--- START OF GIVEN DATA ---
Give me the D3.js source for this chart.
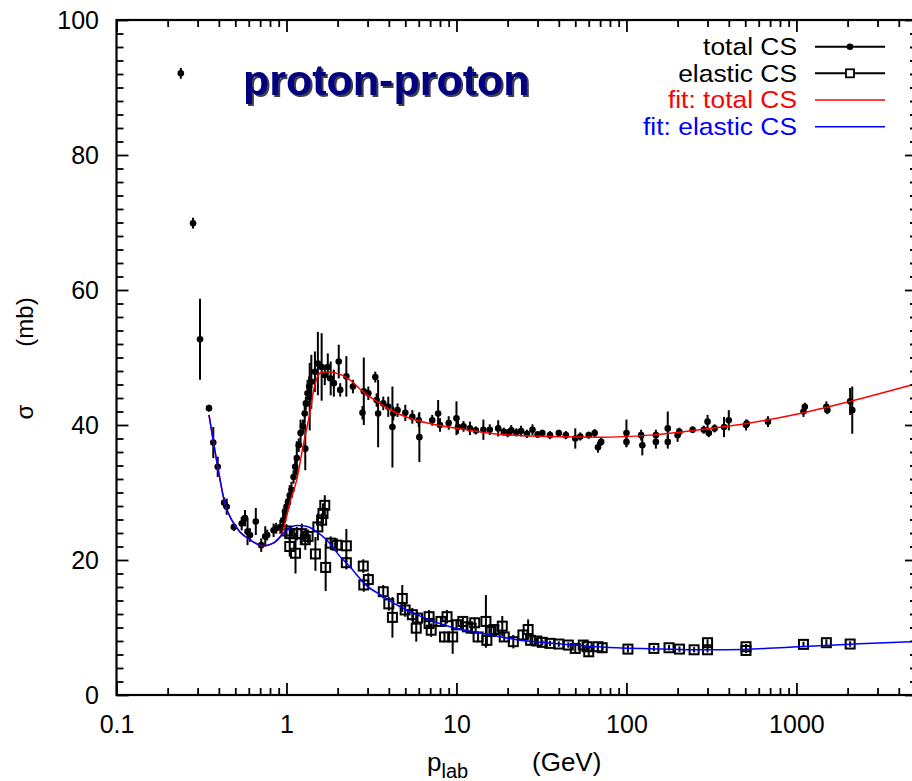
<!DOCTYPE html>
<html>
<head>
<meta charset="utf-8">
<script src="https://cdn.jsdelivr.net/npm/d3@7"></script>
<style>
html,body{margin:0;padding:0;background:#fff;}
svg{display:block;font-family:"Liberation Sans",Arial,Helvetica,sans-serif;}
</style>
</head>
<body>
<svg id="chart" width="912" height="781"></svg>
<script>
// ---------- data ----------
const xTickValues = [0.1, 1, 10, 100, 1000];
const xTickLabels = ["0.1", "1", "10", "100", "1000"];
const yTickValues = [0, 20, 40, 60, 80, 100];
const yTickLabels = ["0", "20", "40", "60", "80", "100"];

const totalP = [0.239,0.282,0.31,0.35,0.371,0.394,0.43,0.445,0.49,0.545,0.57,0.59,0.61,0.66,0.71,0.75,0.77,0.84,0.87,0.92,
  0.955,0.98,1.0,1.02,1.045,1.07,1.10,1.125,1.15,1.18,1.21,1.25,1.28,1.29,1.30,1.33,1.36,1.37,1.40,1.47,
  1.53,1.61,1.68,1.75,1.82,1.9,2.03,2.07,2.25,2.46,2.8,2.85,3.03,3.33,3.39,3.46,3.71,3.97,4.2,4.25,
  4.5,5.0,5.5,6.0,6.05,7.2,7.8,8.0,9.0,10,10.2,11,12,13,14.4,15.7,17.6,19,20,21,
  22.5,24,26,28,30,32,35.5,40,44,50,53.5,60,65,68,71,100,100,122,124,149,
  149,175,175,200,205,245,285,300,305,330,375,400,505,510,680,1100,1120,1500,1520,2070,2130];
const totalSigma = [92.1,69.9,52.7,42.5,37.4,33.8,28.5,27.9,24.9,25.4,26.2,24.2,23.7,25.7,22.2,23.5,23.7,24.4,24.7,24.9,
  25.9,27.2,27.9,28.6,29.6,30.4,32.3,33.8,35.1,37.0,38.8,39.8,41.7,36.5,43.2,44.7,45.7,44.2,46.4,47.9,
  49.1,48.6,47.4,48.6,46.9,46.2,49.4,45.2,47.2,45.7,41.8,45.0,44.7,47.1,43.7,41.7,43.2,42.7,39.7,41.7,
  42.2,41.8,41.2,40.7,38.2,40.7,41.7,40.0,40.3,41.0,39.7,39.8,39.5,39.2,39.3,39.3,39.5,39.0,38.8,39.2,
  38.9,39.1,38.7,39.3,38.6,38.8,38.5,38.8,38.5,38.0,38.3,38.5,38.8,36.7,37.5,38.8,37.5,38.5,37.0,38.5,
  37.5,39.5,37.5,38.5,39.0,39.3,39.3,40.5,38.8,39.5,39.7,40.7,40.0,40.2,40.5,42.0,42.7,42.7,42.2,43.5,42.2];
const totalErr = [0.8,0.8,6.0,0.5,2.3,1.5,0.8,1.2,0.6,1.0,1.2,2.0,1.0,2.0,1.0,1.5,0.8,1.0,0.8,1.0,
  1.5,1.0,1.2,1.0,1.5,1.2,1.0,1.5,2.5,1.0,2.0,1.0,1.5,3.2,1.0,2.0,1.5,5.0,4.0,3.0,
  4.7,5.0,1.5,2.0,2.5,2.0,2.5,1.0,3.0,1.0,1.0,5.0,1.0,0.8,1.0,5.0,1.0,1.5,6.0,1.0,
  1.0,1.2,1.0,1.0,3.7,0.8,2.0,1.0,1.0,2.5,1.0,0.8,1.0,0.6,1.5,0.8,1.2,0.6,0.6,0.8,
  0.6,0.8,0.6,0.8,0.5,0.5,0.6,0.5,0.6,1.5,0.6,0.5,0.6,0.8,0.6,2.0,0.8,0.8,1.5,0.8,
  1.0,2.5,1.0,1.0,0.6,0.5,0.6,1.0,0.6,0.6,1.5,1.5,0.8,0.6,0.8,0.8,0.6,0.8,0.6,2.0,3.5];

const elasticP = [1.0,1.045,1.045,1.13,1.15,1.23,1.29,1.34,1.48,1.53,1.61,1.64,1.68,1.70,1.82,1.98,2.25,2.25,2.83,2.85,
  3.03,3.71,4.0,4.2,4.8,4.99,5.5,5.8,5.9,6.9,6.9,7.1,8.1,8.5,8.8,9.5,10,10.9,11.6,12.2,
  12.8,13.4,14.9,15.1,16,16.6,18.6,19.1,21.6,24.6,26.4,27.3,29.7,32,35.5,40,45.5,50,55.7,58.7,
  60,68,72,102,145,178,205,250,300,300,505,505,1100,1500,2070];
const elasticSigma = [24.3,23.9,22.0,21.0,23.9,23.9,23.0,23.5,20.9,24.9,25.9,26.9,28.1,18.9,22.5,22.2,22.1,19.6,19.1,16.3,
  17.1,15.3,13.5,11.5,14.3,12.6,11.9,9.9,11.4,11.6,10.6,9.6,10.9,8.6,11.6,8.6,10.4,10.9,10.1,9.9,
  10.7,8.6,10.9,8.1,9.4,9.7,10.2,8.6,7.9,8.9,9.7,8.1,8.0,7.8,7.65,7.55,7.4,6.9,7.4,7.15,
  6.4,7.15,7.0,6.8,6.9,7.0,6.8,6.7,7.75,6.7,7.15,6.6,7.5,7.75,7.55];
const elasticErr = [1.0,1.0,1.5,3.0,1.0,1.5,1.5,1.0,2.5,2.0,1.0,1.5,1.5,3.5,1.0,1.0,2.5,1.0,1.0,1.0,
  1.0,1.0,1.0,3.0,2.0,1.0,1.0,2.0,0.8,1.0,0.8,1.0,0.8,0.8,1.0,2.5,0.8,0.8,0.6,0.8,
  0.8,0.8,3.9,0.8,0.6,0.6,1.5,0.6,1.0,0.6,1.5,0.6,0.5,0.4,0.4,0.4,0.4,0.6,0.4,0.4,
  0.6,0.5,0.4,0.5,0.4,0.4,0.4,0.4,0.5,0.4,0.4,0.4,0.4,0.5,0.4];

const fitTotalP = [0.35,0.37,0.394,0.434,0.477,0.531,0.61,0.731,0.836,0.937,0.98,1.045,1.15,1.25,1.37,1.45,1.52,1.61,1.75,2.07,
  2.36,2.83,3.39,4.25,5.32,7.65,11.5,18,35.5,70,137,270,532,1050,2065,4700];
const fitTotalSigma = [41.5,37.8,33.8,28.4,25.9,24.2,23.0,22.1,22.5,23.8,25.5,28.4,31.9,36.8,41.7,45.3,47.1,47.8,47.9,47.5,
  46.7,44.9,43.5,42.0,41.0,40.0,39.3,38.6,38.3,38.2,38.5,39.3,40.3,41.7,43.5,45.9];
const fitElasticP = [0.35,0.37,0.394,0.434,0.477,0.531,0.61,0.731,0.836,0.937,1.0,1.15,1.31,1.5,1.72,2.07,2.36,2.96,3.71,4.5,
  5.83,9.17,14.4,22.6,35.5,55.7,87.5,137,250,389,955,2345,4700];
const fitElasticSigma = [41.5,37.8,33.8,28.4,25.9,24.2,23.0,22.1,22.5,23.7,24.4,25.1,25.0,24.2,23.0,20.5,19.0,16.2,14.6,13.3,
  11.9,10.1,9.1,8.2,7.7,7.3,7.0,6.85,6.7,6.7,7.1,7.6,7.9];

const legendLabels = ["total CS", "elastic CS", "fit: total CS", "fit: elastic CS"];
const legendColors = ["#000000", "#000000", "#ff0000", "#0000ff"];
const titleText = "proton-proton";

// ---------- layout ----------
const svg = d3.select("#chart");
const L = 116.5, R = 917, T = 20, B = 695;
const x = d3.scaleLog().domain([0.1, 5120]).range([L, R]);
const y = d3.scaleLinear().domain([0, 100]).range([B, T]);

const xMinor = [];
[0.1, 1, 10, 100, 1000].forEach(d => { for (let k = 2; k <= 9; k++) { const v = d * k; if (v <= 5120) xMinor.push(v); } });
const yMinor = d3.range(0, 101, 2).filter(v => v % 20 !== 0);

const tickFont = "25px";

function styleAxis(g) {
  g.select(".domain").remove();
  g.selectAll("line").attr("stroke", "#000").attr("stroke-width", 1.8);
  g.selectAll("text").attr("font-size", tickFont).attr("fill", "#000")
    .attr("font-family", "'Liberation Sans',Arial,sans-serif");
}

const defs = svg.append("defs");
const flt = defs.append("filter").attr("id", "shadow").attr("x", "-10%").attr("y", "-20%")
  .attr("width", "130%").attr("height", "150%");
flt.append("feDropShadow").attr("dx", 2).attr("dy", 2).attr("stdDeviation", 0.6)
  .attr("flood-color", "#000").attr("flood-opacity", 0.75);
defs.append("clipPath").attr("id", "clip")
  .append("rect").attr("x", L).attr("y", T).attr("width", R - L).attr("height", B - T);

// bottom
svg.append("g").attr("transform", `translate(0,${B})`)
  .call(d3.axisBottom(x).tickValues(xTickValues).tickSize(-12).tickPadding(20)
    .tickFormat((d, i) => xTickLabels[i])).call(styleAxis);
svg.append("g").attr("transform", `translate(0,${B})`)
  .call(d3.axisBottom(x).tickValues(xMinor).tickSize(-7).tickFormat("")).call(styleAxis);
// top
svg.append("g").attr("transform", `translate(0,${T})`)
  .call(d3.axisTop(x).tickValues(xTickValues).tickSize(-12).tickFormat("")).call(styleAxis);
svg.append("g").attr("transform", `translate(0,${T})`)
  .call(d3.axisTop(x).tickValues(xMinor).tickSize(-7).tickFormat("")).call(styleAxis);
// left
svg.append("g").attr("transform", `translate(${L},0)`)
  .call(d3.axisLeft(y).tickValues(yTickValues).tickSize(-12).tickPadding(17.5)
    .tickFormat((d, i) => yTickLabels[i])).call(styleAxis);
svg.append("g").attr("transform", `translate(${L},0)`)
  .call(d3.axisLeft(y).tickValues(yMinor).tickSize(-7).tickFormat("")).call(styleAxis);
// right
svg.append("g").attr("transform", `translate(${R},0)`)
  .call(d3.axisRight(y).tickValues(yTickValues).tickSize(-12).tickFormat("")).call(styleAxis);
svg.append("g").attr("transform", `translate(${R},0)`)
  .call(d3.axisRight(y).tickValues(yMinor).tickSize(-7).tickFormat("")).call(styleAxis);

// frame
svg.append("rect").attr("x", L).attr("y", T).attr("width", R - L).attr("height", B - T)
  .attr("fill", "none").attr("stroke", "#000").attr("stroke-width", 2.2);

// axis titles
svg.append("text").attr("transform", `translate(24,412) rotate(-90)`)
  .attr("text-anchor", "middle").attr("dominant-baseline", "central")
  .attr("font-size", "24px").text("σ");
svg.append("text").attr("transform", `translate(24,322) rotate(-90)`)
  .attr("text-anchor", "middle").attr("dominant-baseline", "central")
  .attr("font-size", "24px").text("(mb)");
const xl = svg.append("text").attr("x", 427).attr("y", 771).attr("font-size", "26px");
xl.append("tspan").text("p");
xl.append("tspan").attr("dy", 7).attr("font-size", "20px").text("lab");
svg.append("text").attr("x", 532).attr("y", 771).attr("font-size", "26px").text("(GeV)");

// title with drop shadow
svg.append("text").attr("x", 243).attr("y", 95).attr("font-size", "43px").attr("font-weight", "bold")
  .attr("fill", "#000080").attr("filter", "url(#shadow)").text(titleText);

// data
const plot = svg.append("g");
const totalData = totalP.map((p, i) => ({p, s: totalSigma[i], e: totalErr[i]}));
const elasticData = elasticP.map((p, i) => ({p, s: elasticSigma[i], e: elasticErr[i]}));

function errBars(data) {
  plot.append("g").selectAll("line").data(data).join("line")
    .attr("x1", d => x(d.p)).attr("x2", d => x(d.p))
    .attr("y1", d => y(d.s - d.e)).attr("y2", d => y(d.s + d.e))
    .attr("stroke", "#000").attr("stroke-width", 2);
}
errBars(elasticData);
errBars(totalData);
plot.append("g").selectAll("rect").data(elasticData).join("rect")
  .attr("x", d => x(d.p) - 4.5).attr("y", d => y(d.s) - 4.5).attr("width", 9).attr("height", 9)
  .attr("fill", "none").attr("stroke", "#000").attr("stroke-width", 2);
plot.append("g").selectAll("circle").data(totalData).join("circle")
  .attr("cx", d => x(d.p)).attr("cy", d => y(d.s)).attr("r", 3.3).attr("fill", "#000");

// fits
const line = d3.line().x(d => x(d[0])).y(d => y(d[1])).curve(d3.curveMonotoneX);
const fits = svg.append("g").attr("clip-path", "url(#clip)");
fits.append("path").datum(fitTotalP.map((p, i) => [p, fitTotalSigma[i]]))
  .attr("d", line).attr("fill", "none").attr("stroke", legendColors[2]).attr("stroke-width", 1.5);
fits.append("path").datum(fitElasticP.map((p, i) => [p, fitElasticSigma[i]]))
  .attr("d", line).attr("fill", "none").attr("stroke", legendColors[3]).attr("stroke-width", 1.5);

// legend
const lg = svg.append("g");
const rowY = [46.7, 73.3, 100, 126.7];
legendLabels.forEach((lab, i) => {
  lg.append("text").attr("transform", `translate(797,${rowY[i]}) scale(1.1,1)`)
    .attr("dy", "0.35em").attr("text-anchor", "end").attr("font-size", "24px")
    .attr("fill", legendColors[i]).text(lab);
  lg.append("line").attr("x1", 815).attr("x2", 885).attr("y1", rowY[i]).attr("y2", rowY[i])
    .attr("stroke", legendColors[i]).attr("stroke-width", i < 2 ? 2 : 1.5);
});
lg.append("circle").attr("cx", 850).attr("cy", rowY[0]).attr("r", 3.3).attr("fill", "#000");
lg.append("rect").attr("x", 846).attr("y", rowY[1] - 4).attr("width", 8).attr("height", 8)
  .attr("fill", "#fff").attr("stroke", "#000").attr("stroke-width", 1.8);
</script>
</body>
</html>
--- END OF GIVEN DATA ---
EXERCISE AIM: Pick out the lines containing the word "chart" and show them.

IN RESPONSE:
Give me the D3.js source for this chart.
<svg id="chart" width="912" height="781"></svg>
const svg = d3.select("#chart");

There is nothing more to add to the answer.